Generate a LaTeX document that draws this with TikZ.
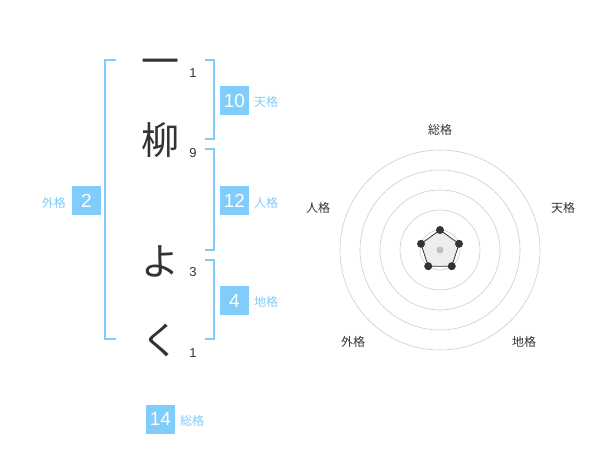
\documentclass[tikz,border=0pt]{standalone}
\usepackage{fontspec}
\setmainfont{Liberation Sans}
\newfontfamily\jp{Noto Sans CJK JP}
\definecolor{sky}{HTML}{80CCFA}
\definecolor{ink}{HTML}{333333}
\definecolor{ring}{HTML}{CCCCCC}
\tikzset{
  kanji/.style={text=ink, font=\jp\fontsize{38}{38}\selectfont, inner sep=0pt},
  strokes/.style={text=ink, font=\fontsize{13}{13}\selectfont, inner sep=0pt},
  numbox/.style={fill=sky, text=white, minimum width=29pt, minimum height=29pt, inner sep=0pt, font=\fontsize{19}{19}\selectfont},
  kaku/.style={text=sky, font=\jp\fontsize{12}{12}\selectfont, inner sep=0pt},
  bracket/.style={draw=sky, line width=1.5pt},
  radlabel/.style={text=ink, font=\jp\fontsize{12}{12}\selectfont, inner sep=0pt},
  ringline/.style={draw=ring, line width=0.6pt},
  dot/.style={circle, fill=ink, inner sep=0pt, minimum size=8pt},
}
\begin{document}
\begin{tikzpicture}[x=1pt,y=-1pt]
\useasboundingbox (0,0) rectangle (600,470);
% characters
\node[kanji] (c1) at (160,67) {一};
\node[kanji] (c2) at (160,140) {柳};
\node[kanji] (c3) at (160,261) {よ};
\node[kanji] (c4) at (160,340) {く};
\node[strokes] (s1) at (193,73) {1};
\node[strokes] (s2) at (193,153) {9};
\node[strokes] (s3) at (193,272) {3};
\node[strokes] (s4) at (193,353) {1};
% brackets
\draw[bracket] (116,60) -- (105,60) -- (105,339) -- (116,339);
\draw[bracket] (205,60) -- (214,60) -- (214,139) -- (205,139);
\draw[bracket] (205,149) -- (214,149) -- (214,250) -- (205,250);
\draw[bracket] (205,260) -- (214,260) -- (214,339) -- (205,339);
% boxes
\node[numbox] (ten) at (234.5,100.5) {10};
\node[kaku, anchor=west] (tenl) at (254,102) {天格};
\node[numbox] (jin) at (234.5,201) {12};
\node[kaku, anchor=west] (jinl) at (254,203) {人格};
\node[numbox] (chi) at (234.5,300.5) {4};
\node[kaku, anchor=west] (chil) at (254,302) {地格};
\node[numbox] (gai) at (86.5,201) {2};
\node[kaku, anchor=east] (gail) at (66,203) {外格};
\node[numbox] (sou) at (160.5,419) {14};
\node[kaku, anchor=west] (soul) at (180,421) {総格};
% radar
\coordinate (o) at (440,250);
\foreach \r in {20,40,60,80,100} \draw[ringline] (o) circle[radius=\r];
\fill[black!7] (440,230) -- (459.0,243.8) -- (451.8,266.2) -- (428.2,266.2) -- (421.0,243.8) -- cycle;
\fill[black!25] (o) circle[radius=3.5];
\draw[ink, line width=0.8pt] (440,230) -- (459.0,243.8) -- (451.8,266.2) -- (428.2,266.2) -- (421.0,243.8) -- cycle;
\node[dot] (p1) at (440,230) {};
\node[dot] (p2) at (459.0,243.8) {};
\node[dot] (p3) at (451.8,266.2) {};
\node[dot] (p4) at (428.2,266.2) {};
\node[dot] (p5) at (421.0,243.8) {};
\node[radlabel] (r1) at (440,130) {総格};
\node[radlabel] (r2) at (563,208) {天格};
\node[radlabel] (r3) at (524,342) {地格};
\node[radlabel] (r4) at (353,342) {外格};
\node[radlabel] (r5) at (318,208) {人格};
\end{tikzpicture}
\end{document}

-=-=-

Retype the listing exactly. Pictures do not belong in the copy.

TASK SOLUTION.
Generate a LaTeX document that draws this with TikZ.
\documentclass[tikz,border=0pt]{standalone}
\usepackage{fontspec}
\setmainfont{Liberation Sans}
\newfontfamily\jp{Noto Sans CJK JP}
\definecolor{sky}{HTML}{80CCFA}
\definecolor{ink}{HTML}{333333}
\definecolor{ring}{HTML}{CCCCCC}
\tikzset{
  kanji/.style={text=ink, font=\jp\fontsize{38}{38}\selectfont, inner sep=0pt},
  strokes/.style={text=ink, font=\fontsize{13}{13}\selectfont, inner sep=0pt},
  numbox/.style={fill=sky, text=white, minimum width=29pt, minimum height=29pt, inner sep=0pt, font=\fontsize{19}{19}\selectfont},
  kaku/.style={text=sky, font=\jp\fontsize{12}{12}\selectfont, inner sep=0pt},
  bracket/.style={draw=sky, line width=1.5pt},
  radlabel/.style={text=ink, font=\jp\fontsize{12}{12}\selectfont, inner sep=0pt},
  ringline/.style={draw=ring, line width=0.6pt},
  dot/.style={circle, fill=ink, inner sep=0pt, minimum size=8pt},
}
\begin{document}
\begin{tikzpicture}[x=1pt,y=-1pt]
\useasboundingbox (0,0) rectangle (600,470);
% characters
\node[kanji] (c1) at (160,67) {一};
\node[kanji] (c2) at (160,140) {柳};
\node[kanji] (c3) at (160,261) {よ};
\node[kanji] (c4) at (160,340) {く};
\node[strokes] (s1) at (193,73) {1};
\node[strokes] (s2) at (193,153) {9};
\node[strokes] (s3) at (193,272) {3};
\node[strokes] (s4) at (193,353) {1};
% brackets
\draw[bracket] (116,60) -- (105,60) -- (105,339) -- (116,339);
\draw[bracket] (205,60) -- (214,60) -- (214,139) -- (205,139);
\draw[bracket] (205,149) -- (214,149) -- (214,250) -- (205,250);
\draw[bracket] (205,260) -- (214,260) -- (214,339) -- (205,339);
% boxes
\node[numbox] (ten) at (234.5,100.5) {10};
\node[kaku, anchor=west] (tenl) at (254,102) {天格};
\node[numbox] (jin) at (234.5,201) {12};
\node[kaku, anchor=west] (jinl) at (254,203) {人格};
\node[numbox] (chi) at (234.5,300.5) {4};
\node[kaku, anchor=west] (chil) at (254,302) {地格};
\node[numbox] (gai) at (86.5,201) {2};
\node[kaku, anchor=east] (gail) at (66,203) {外格};
\node[numbox] (sou) at (160.5,419) {14};
\node[kaku, anchor=west] (soul) at (180,421) {総格};
% radar
\coordinate (o) at (440,250);
\foreach \r in {20,40,60,80,100} \draw[ringline] (o) circle[radius=\r];
\fill[black!7] (440,230) -- (459.0,243.8) -- (451.8,266.2) -- (428.2,266.2) -- (421.0,243.8) -- cycle;
\fill[black!25] (o) circle[radius=3.5];
\draw[ink, line width=0.8pt] (440,230) -- (459.0,243.8) -- (451.8,266.2) -- (428.2,266.2) -- (421.0,243.8) -- cycle;
\node[dot] (p1) at (440,230) {};
\node[dot] (p2) at (459.0,243.8) {};
\node[dot] (p3) at (451.8,266.2) {};
\node[dot] (p4) at (428.2,266.2) {};
\node[dot] (p5) at (421.0,243.8) {};
\node[radlabel] (r1) at (440,130) {総格};
\node[radlabel] (r2) at (563,208) {天格};
\node[radlabel] (r3) at (524,342) {地格};
\node[radlabel] (r4) at (353,342) {外格};
\node[radlabel] (r5) at (318,208) {人格};
\end{tikzpicture}
\end{document}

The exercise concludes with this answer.